- Work instructions: Pictures excluded, reproduce exactly the lines below from the one with "Convert this chart to Apache ECharts code." through the one with "const ageGroups = ['de", both included.

------------------------------------

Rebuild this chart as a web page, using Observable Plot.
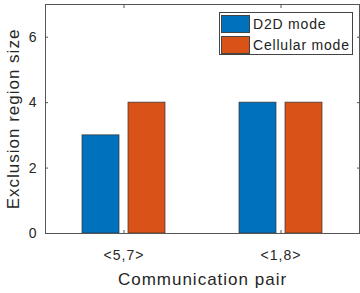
<!DOCTYPE html>
<html>
<head>
<meta charset="utf-8">
<script src="https://cdn.jsdelivr.net/npm/d3@7"></script>
<script src="https://cdn.jsdelivr.net/npm/@observablehq/plot@0.6"></script>
<style>
  body { margin: 0; background: #fff; }
  #wrap { position: relative; width: 360px; height: 293px; font-family: "Liberation Sans", Arial, sans-serif; }
  #wrap svg text { letter-spacing: 1px; }
  .legend { position: absolute; left: 219px; top: 12px; width: 134px; height: 43px; border: 1px solid #444; background: #fff; box-sizing: border-box; font-size: 14px; letter-spacing: 0.8px; color: #222; white-space: nowrap; }
  .legend .row { position: absolute; left: 1px; height: 19px; display: flex; align-items: center; white-space: nowrap; }
  .legend .sw { flex: none; width: 29px; height: 18px; box-sizing: border-box; border: 1px solid #444; margin-right: 3px; }
</style>
</head>
<body>
<div id="wrap"></div>
<script>
const pairs = ["<5,7>", "<1,8>"];
const modes = ["D2D mode", "Cellular mode"];
const d2dValues = [3, 4];
const cellularValues = [4, 4];
const yTicks = [0, 2, 4, 6];
const colors = ["#0072BD", "#D95319"];

const data = pairs.flatMap((p, i) => [
  {pair: p, mode: modes[0], value: d2dValues[i]},
  {pair: p, mode: modes[1], value: cellularValues[i]}
]);

const ink = "#262626";
const line = "#555";
const blank = () => "";
const chart = Plot.plot({
  width: 360,
  height: 293,
  marginLeft: 44,
  marginRight: 1,
  marginTop: 4,
  marginBottom: 60,
  style: {fontFamily: "'Liberation Sans', Arial, sans-serif", fontSize: "14px", color: ink, background: "#fff"},
  fx: {domain: pairs, paddingInner: 0, paddingOuter: 0, label: null, axis: null},
  x: {domain: modes, paddingInner: 0.196, paddingOuter: 0.8, axis: null},
  y: {domain: [0, 7], axis: null},
  color: {domain: modes, range: colors},
  marks: [
    Plot.barY(data, {fx: "pair", x: "mode", y: "value", fill: "mode", stroke: "#333", strokeWidth: 0.7}),
    Plot.frame({facet: "super", stroke: line, strokeWidth: 1}),
    Plot.axisY({anchor: "left", ticks: yTicks, tickFormat: d3.format("d"), tickSize: -3, tickPadding: 11, fontSize: 14, stroke: line, label: null}),
    Plot.axisY({anchor: "left", ticks: yTicks, tickFormat: blank, tickSize: 0, fontSize: 17,
      label: "Exclusion region size", labelAnchor: "center", labelArrow: "none", labelOffset: 39}),
    Plot.axisY({anchor: "right", ticks: yTicks, tickFormat: blank, tickSize: -3, stroke: line, label: null}),
    Plot.axisFx({anchor: "bottom", tickSize: -3, tickPadding: 20, fontSize: 14, stroke: line, label: null}),
    Plot.axisFx({anchor: "bottom", tickSize: 0, tickFormat: blank, fontSize: 17,
      label: "Communication pair", labelAnchor: "center", labelArrow: "none", labelOffset: 51}),
    Plot.axisFx({anchor: "top", tickSize: -3, tickFormat: blank, stroke: line, label: null})
  ]
});
document.getElementById("wrap").appendChild(chart);

const legend = document.createElement("div");
legend.className = "legend";
modes.forEach((m, i) => {
  const row = document.createElement("div");
  row.className = "row";
  row.style.top = (1 + i * 21) + "px";
  const sw = document.createElement("div");
  sw.className = "sw";
  sw.style.background = colors[i];
  const t = document.createElement("span");
  t.textContent = m;
  row.appendChild(sw);
  row.appendChild(t);
  legend.appendChild(row);
});
document.getElementById("wrap").appendChild(legend);
</script>
</body>
</html>
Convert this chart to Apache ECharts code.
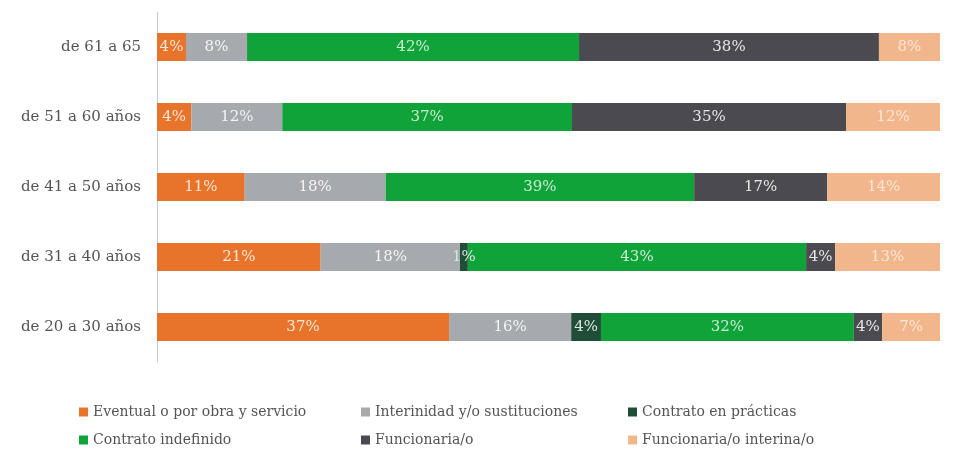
<!DOCTYPE html>
<html>
<head>
<meta charset="utf-8">
<script src="https://cdn.jsdelivr.net/npm/echarts@6/dist/echarts.min.js"></script>
<style>
  html, body { margin: 0; padding: 0; background: #fff; }
  #chart { width: 956px; height: 453px; }
</style>
</head>
<body>
<div id="chart"></div>
<script>
// age groups, top to bottom
const ageGroups = ['de 61 a 65', 'de 51 a 60 años', 'de 41 a 50 años', 'de 31 a 40 años', 'de 20 a 30 años']

// share of each contract type per age group (%)
const eventual = [3.7, 4.4, 11.2, 20.9, 37.3]
const interinidad = [7.8, 11.6, 18.0, 17.8, 15.6]
const practicas = [0, 0, 0, 1.0, 3.8]
const indefinido = [42.4, 37.0, 39.4, 43.2, 32.3]
const funcionaria = [38.3, 35.0, 17.0, 3.7, 3.6]
const interina = [7.8, 12.0, 14.4, 13.4, 7.4]

const seriesNames = [
  'Eventual o por obra y servicio',
  'Interinidad y/o sustituciones',
  'Contrato en prácticas',
  'Contrato indefinido',
  'Funcionaria/o',
  'Funcionaria/o interina/o'
]
const seriesData = [eventual, interinidad, practicas, indefinido, funcionaria, interina]
const colors = ['#e8732a', '#a6a9ae', '#1f4d37', '#0fa33a', '#4b4a50', '#f2b68c']
const labelColors = ['#fde7d6', '#f4f4f4', '#d8e6dc', '#c9eccf', '#e6e6e6', '#fbe6d6']

const serif = '"DejaVu Serif", "Liberation Serif", serif'

const chart = echarts.init(document.getElementById('chart'), null, { renderer: 'canvas' })

const legendBase = {
  orient: 'vertical',
  top: 400,
  itemWidth: 9,
  itemHeight: 9,
  itemGap: 14,
  icon: 'rect',
  textStyle: { fontFamily: serif, fontSize: 14, color: '#555' }
}

chart.setOption({
  animation: false,
  color: colors,
  grid: { left: 157, right: 16, top: 12, bottom: 91 },
  xAxis: {
    type: 'value',
    min: 0,
    max: 100,
    show: false
  },
  yAxis: {
    type: 'category',
    inverse: true,
    data: ageGroups,
    axisLine: { show: true, lineStyle: { color: '#c8ccd2', width: 1 } },
    axisTick: { show: false },
    axisLabel: { fontFamily: serif, fontSize: 15, color: '#555', margin: 16 }
  },
  legend: [
    Object.assign({}, legendBase, { left: 74, data: [seriesNames[0], seriesNames[3]] }),
    Object.assign({}, legendBase, { left: 356, data: [seriesNames[1], seriesNames[4]] }),
    Object.assign({}, legendBase, { left: 623, data: [seriesNames[2], seriesNames[5]] })
  ],
  series: seriesNames.map((name, i) => ({
    name: name,
    type: 'bar',
    stack: 'total',
    barWidth: 28,
    data: seriesData[i],
    label: {
      show: true,
      position: 'inside',
      fontFamily: serif,
      fontSize: 15,
      color: labelColors[i],
      formatter: p => p.value > 0 ? Math.round(p.value) + '%' : ''
    }
  }))
})
</script>
</body>
</html>
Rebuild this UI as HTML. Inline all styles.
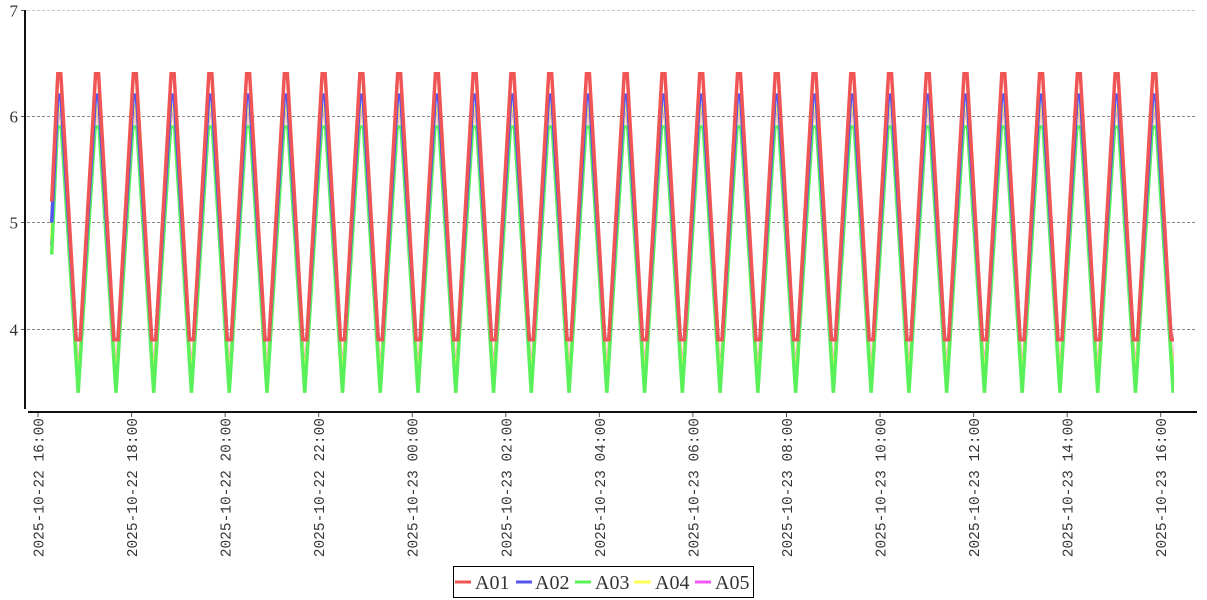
<!DOCTYPE html>
<html>
<head>
<meta charset="utf-8">
<style>
html,body{margin:0;padding:0;background:#fff;}
svg{display:block;}
.xl{font-family:"Liberation Mono",monospace;font-size:14.5px;fill:#333;}
.yl{font-family:"Liberation Serif",serif;font-size:17px;fill:#333;}
.lg{font-family:"Liberation Serif",serif;font-size:20px;fill:#333;}
</style>
</head>
<body>
<svg width="1207" height="600" viewBox="0 0 1207 600" xmlns="http://www.w3.org/2000/svg">
<defs>
<clipPath id="cp"><rect x="0" y="0" width="1174" height="420"/></clipPath>
</defs>
<rect x="0" y="0" width="1207" height="600" fill="#fff"/>

<!-- grid -->
<g stroke-width="1" stroke-dasharray="3,2" fill="none">
<line x1="27" y1="10.5" x2="1197" y2="10.5" stroke="#c4c4c4"/>
<line x1="27" y1="116.5" x2="1197" y2="116.5" stroke="#888"/>
<line x1="27" y1="222.5" x2="1197" y2="222.5" stroke="#888"/>
<line x1="27" y1="329.5" x2="1197" y2="329.5" stroke="#888"/>
</g>

<!-- series -->
<g fill="none" stroke-width="3.5" clip-path="url(#cp)" stroke-linejoin="miter">
<path stroke="rgb(240,90,240)" d="M51.7 246 L57.8 111 h3
l17.38 271.2l17.38-271.2h3 l17.38 271.2l17.38-271.2h3 l17.38 271.2l17.38-271.2h3 l17.38 271.2l17.38-271.2h3 l17.38 271.2l17.38-271.2h3
l17.38 271.2l17.38-271.2h3 l17.38 271.2l17.38-271.2h3 l17.38 271.2l17.38-271.2h3 l17.38 271.2l17.38-271.2h3 l17.38 271.2l17.38-271.2h3
l17.38 271.2l17.38-271.2h3 l17.38 271.2l17.38-271.2h3 l17.38 271.2l17.38-271.2h3 l17.38 271.2l17.38-271.2h3 l17.38 271.2l17.38-271.2h3
l17.38 271.2l17.38-271.2h3 l17.38 271.2l17.38-271.2h3 l17.38 271.2l17.38-271.2h3 l17.38 271.2l17.38-271.2h3 l17.38 271.2l17.38-271.2h3
l17.38 271.2l17.38-271.2h3 l17.38 271.2l17.38-271.2h3 l17.38 271.2l17.38-271.2h3 l17.38 271.2l17.38-271.2h3 l17.38 271.2l17.38-271.2h3
l17.38 271.2l17.38-271.2h3 l17.38 271.2l17.38-271.2h3 l17.38 271.2l17.38-271.2h3 l17.38 271.2l17.38-271.2h3 l17.38 271.2l17.38-271.2h3"/>
<path stroke="rgb(255,255,90)" d="M51.7 238.6 L57.8 105.7 h3
l17.38 281.8l17.38-281.8h3 l17.38 281.8l17.38-281.8h3 l17.38 281.8l17.38-281.8h3 l17.38 281.8l17.38-281.8h3 l17.38 281.8l17.38-281.8h3
l17.38 281.8l17.38-281.8h3 l17.38 281.8l17.38-281.8h3 l17.38 281.8l17.38-281.8h3 l17.38 281.8l17.38-281.8h3 l17.38 281.8l17.38-281.8h3
l17.38 281.8l17.38-281.8h3 l17.38 281.8l17.38-281.8h3 l17.38 281.8l17.38-281.8h3 l17.38 281.8l17.38-281.8h3 l17.38 281.8l17.38-281.8h3
l17.38 281.8l17.38-281.8h3 l17.38 281.8l17.38-281.8h3 l17.38 281.8l17.38-281.8h3 l17.38 281.8l17.38-281.8h3 l17.38 281.8l17.38-281.8h3
l17.38 281.8l17.38-281.8h3 l17.38 281.8l17.38-281.8h3 l17.38 281.8l17.38-281.8h3 l17.38 281.8l17.38-281.8h3 l17.38 281.8l17.38-281.8h3
l17.38 281.8l17.38-281.8h3 l17.38 281.8l17.38-281.8h3 l17.38 281.8l17.38-281.8h3 l17.38 281.8l17.38-281.8h3 l17.38 281.8l17.38-281.8h3"/>
<path stroke="rgb(90,240,90)" d="M51.7 254.6 L57.3 127 h4
l16.88 265.8l16.88-265.8h4 l16.88 265.8l16.88-265.8h4 l16.88 265.8l16.88-265.8h4 l16.88 265.8l16.88-265.8h4 l16.88 265.8l16.88-265.8h4
l16.88 265.8l16.88-265.8h4 l16.88 265.8l16.88-265.8h4 l16.88 265.8l16.88-265.8h4 l16.88 265.8l16.88-265.8h4 l16.88 265.8l16.88-265.8h4
l16.88 265.8l16.88-265.8h4 l16.88 265.8l16.88-265.8h4 l16.88 265.8l16.88-265.8h4 l16.88 265.8l16.88-265.8h4 l16.88 265.8l16.88-265.8h4
l16.88 265.8l16.88-265.8h4 l16.88 265.8l16.88-265.8h4 l16.88 265.8l16.88-265.8h4 l16.88 265.8l16.88-265.8h4 l16.88 265.8l16.88-265.8h4
l16.88 265.8l16.88-265.8h4 l16.88 265.8l16.88-265.8h4 l16.88 265.8l16.88-265.8h4 l16.88 265.8l16.88-265.8h4 l16.88 265.8l16.88-265.8h4
l16.88 265.8l16.88-265.8h4 l16.88 265.8l16.88-265.8h4 l16.88 265.8l16.88-265.8h4 l16.88 265.8l16.88-265.8h4 l16.88 265.8l16.88-265.8h4"/>
<path stroke="rgb(85,85,240)" d="M51.7 222.7 L57.8 95.1 h3
l15.38 244.5h4l15.38-244.5h3 l15.38 244.5h4l15.38-244.5h3 l15.38 244.5h4l15.38-244.5h3 l15.38 244.5h4l15.38-244.5h3 l15.38 244.5h4l15.38-244.5h3
l15.38 244.5h4l15.38-244.5h3 l15.38 244.5h4l15.38-244.5h3 l15.38 244.5h4l15.38-244.5h3 l15.38 244.5h4l15.38-244.5h3 l15.38 244.5h4l15.38-244.5h3
l15.38 244.5h4l15.38-244.5h3 l15.38 244.5h4l15.38-244.5h3 l15.38 244.5h4l15.38-244.5h3 l15.38 244.5h4l15.38-244.5h3 l15.38 244.5h4l15.38-244.5h3
l15.38 244.5h4l15.38-244.5h3 l15.38 244.5h4l15.38-244.5h3 l15.38 244.5h4l15.38-244.5h3 l15.38 244.5h4l15.38-244.5h3 l15.38 244.5h4l15.38-244.5h3
l15.38 244.5h4l15.38-244.5h3 l15.38 244.5h4l15.38-244.5h3 l15.38 244.5h4l15.38-244.5h3 l15.38 244.5h4l15.38-244.5h3 l15.38 244.5h4l15.38-244.5h3
l15.38 244.5h4l15.38-244.5h3 l15.38 244.5h4l15.38-244.5h3 l15.38 244.5h4l15.38-244.5h3 l15.38 244.5h4l15.38-244.5h3 l15.38 244.5h4l15.38-244.5h3"/>
<path stroke="rgb(240,85,85)" d="M51.7 201.4 L57.8 73.8 h3
l15.38 265.8h4l15.38-265.8h3 l15.38 265.8h4l15.38-265.8h3 l15.38 265.8h4l15.38-265.8h3 l15.38 265.8h4l15.38-265.8h3 l15.38 265.8h4l15.38-265.8h3
l15.38 265.8h4l15.38-265.8h3 l15.38 265.8h4l15.38-265.8h3 l15.38 265.8h4l15.38-265.8h3 l15.38 265.8h4l15.38-265.8h3 l15.38 265.8h4l15.38-265.8h3
l15.38 265.8h4l15.38-265.8h3 l15.38 265.8h4l15.38-265.8h3 l15.38 265.8h4l15.38-265.8h3 l15.38 265.8h4l15.38-265.8h3 l15.38 265.8h4l15.38-265.8h3
l15.38 265.8h4l15.38-265.8h3 l15.38 265.8h4l15.38-265.8h3 l15.38 265.8h4l15.38-265.8h3 l15.38 265.8h4l15.38-265.8h3 l15.38 265.8h4l15.38-265.8h3
l15.38 265.8h4l15.38-265.8h3 l15.38 265.8h4l15.38-265.8h3 l15.38 265.8h4l15.38-265.8h3 l15.38 265.8h4l15.38-265.8h3 l15.38 265.8h4l15.38-265.8h3
l15.38 265.8h4l15.38-265.8h3 l15.38 265.8h4l15.38-265.8h3 l15.38 265.8h4l15.38-265.8h3 l15.38 265.8h4l15.38-265.8h3 l15.38 265.8h4l15.38-265.8h3"/>
</g>

<!-- axes -->
<line x1="25" y1="10" x2="25" y2="409" stroke="#111" stroke-width="2"/>
<line x1="28" y1="412" x2="1197" y2="412" stroke="#111" stroke-width="2"/>
<g stroke="#555" stroke-width="1">
<line x1="21" y1="10.5" x2="24" y2="10.5"/>
<line x1="21" y1="116.5" x2="24" y2="116.5"/>
<line x1="21" y1="222.5" x2="24" y2="222.5"/>
<line x1="21" y1="329.5" x2="24" y2="329.5"/>
<line x1="38" y1="413" x2="38" y2="417"/>
<line x1="131.56" y1="413" x2="131.56" y2="417"/>
<line x1="225.12" y1="413" x2="225.12" y2="417"/>
<line x1="318.68" y1="413" x2="318.68" y2="417"/>
<line x1="412.24" y1="413" x2="412.24" y2="417"/>
<line x1="505.8" y1="413" x2="505.8" y2="417"/>
<line x1="599.36" y1="413" x2="599.36" y2="417"/>
<line x1="692.92" y1="413" x2="692.92" y2="417"/>
<line x1="786.48" y1="413" x2="786.48" y2="417"/>
<line x1="880.04" y1="413" x2="880.04" y2="417"/>
<line x1="973.6" y1="413" x2="973.6" y2="417"/>
<line x1="1067.16" y1="413" x2="1067.16" y2="417"/>
<line x1="1160.72" y1="413" x2="1160.72" y2="417"/>
</g>

<!-- y labels -->
<g class="yl" text-anchor="end">
<text x="18" y="16.5">7</text>
<text x="18" y="122.5">6</text>
<text x="18" y="228.5">5</text>
<text x="18" y="335.5">4</text>
</g>

<!-- x labels -->
<g class="xl" text-anchor="end">
<text transform="translate(43.5,418) rotate(-90)">2025-10-22 16:00</text>
<text transform="translate(137.06,418) rotate(-90)">2025-10-22 18:00</text>
<text transform="translate(230.62,418) rotate(-90)">2025-10-22 20:00</text>
<text transform="translate(324.18,418) rotate(-90)">2025-10-22 22:00</text>
<text transform="translate(417.74,418) rotate(-90)">2025-10-23 00:00</text>
<text transform="translate(511.3,418) rotate(-90)">2025-10-23 02:00</text>
<text transform="translate(604.86,418) rotate(-90)">2025-10-23 04:00</text>
<text transform="translate(698.42,418) rotate(-90)">2025-10-23 06:00</text>
<text transform="translate(791.98,418) rotate(-90)">2025-10-23 08:00</text>
<text transform="translate(885.54,418) rotate(-90)">2025-10-23 10:00</text>
<text transform="translate(979.1,418) rotate(-90)">2025-10-23 12:00</text>
<text transform="translate(1072.66,418) rotate(-90)">2025-10-23 14:00</text>
<text transform="translate(1166.22,418) rotate(-90)">2025-10-23 16:00</text>
</g>

<!-- legend -->
<rect x="453.5" y="566.5" width="300" height="31" fill="#fff" stroke="#000" stroke-width="1"/>
<g stroke-width="3">
<line x1="455" y1="582" x2="471" y2="582" stroke="rgb(240,85,85)"/>
<line x1="516" y1="582" x2="532" y2="582" stroke="rgb(85,85,240)"/>
<line x1="575" y1="582" x2="591" y2="582" stroke="rgb(90,240,90)"/>
<line x1="634" y1="582" x2="651" y2="582" stroke="rgb(255,255,90)"/>
<line x1="695" y1="582" x2="711" y2="582" stroke="rgb(240,90,240)"/>
</g>
<g class="lg">
<text x="475" y="589">A01</text>
<text x="535" y="589">A02</text>
<text x="595" y="589">A03</text>
<text x="655" y="589">A04</text>
<text x="715" y="589">A05</text>
</g>
</svg>
</body>
</html>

------------------------------------

- Solution to the exercise:
Convert this chart to Apache ECharts code.
<!DOCTYPE html>
<html>
<head>
<meta charset="utf-8">
<script src="https://cdn.jsdelivr.net/npm/echarts@6/dist/echarts.min.js"></script>
<style>
  html, body { margin: 0; padding: 0; background: #fff; }
  #chart { width: 956px; height: 453px; }
</style>
</head>
<body>
<div id="chart"></div>
<script>
// age groups, top to bottom
const ageGroups = ['de 61 a 65', 'de 51 a 60 años', 'de 41 a 50 años', 'de 31 a 40 años', 'de 20 a 30 años']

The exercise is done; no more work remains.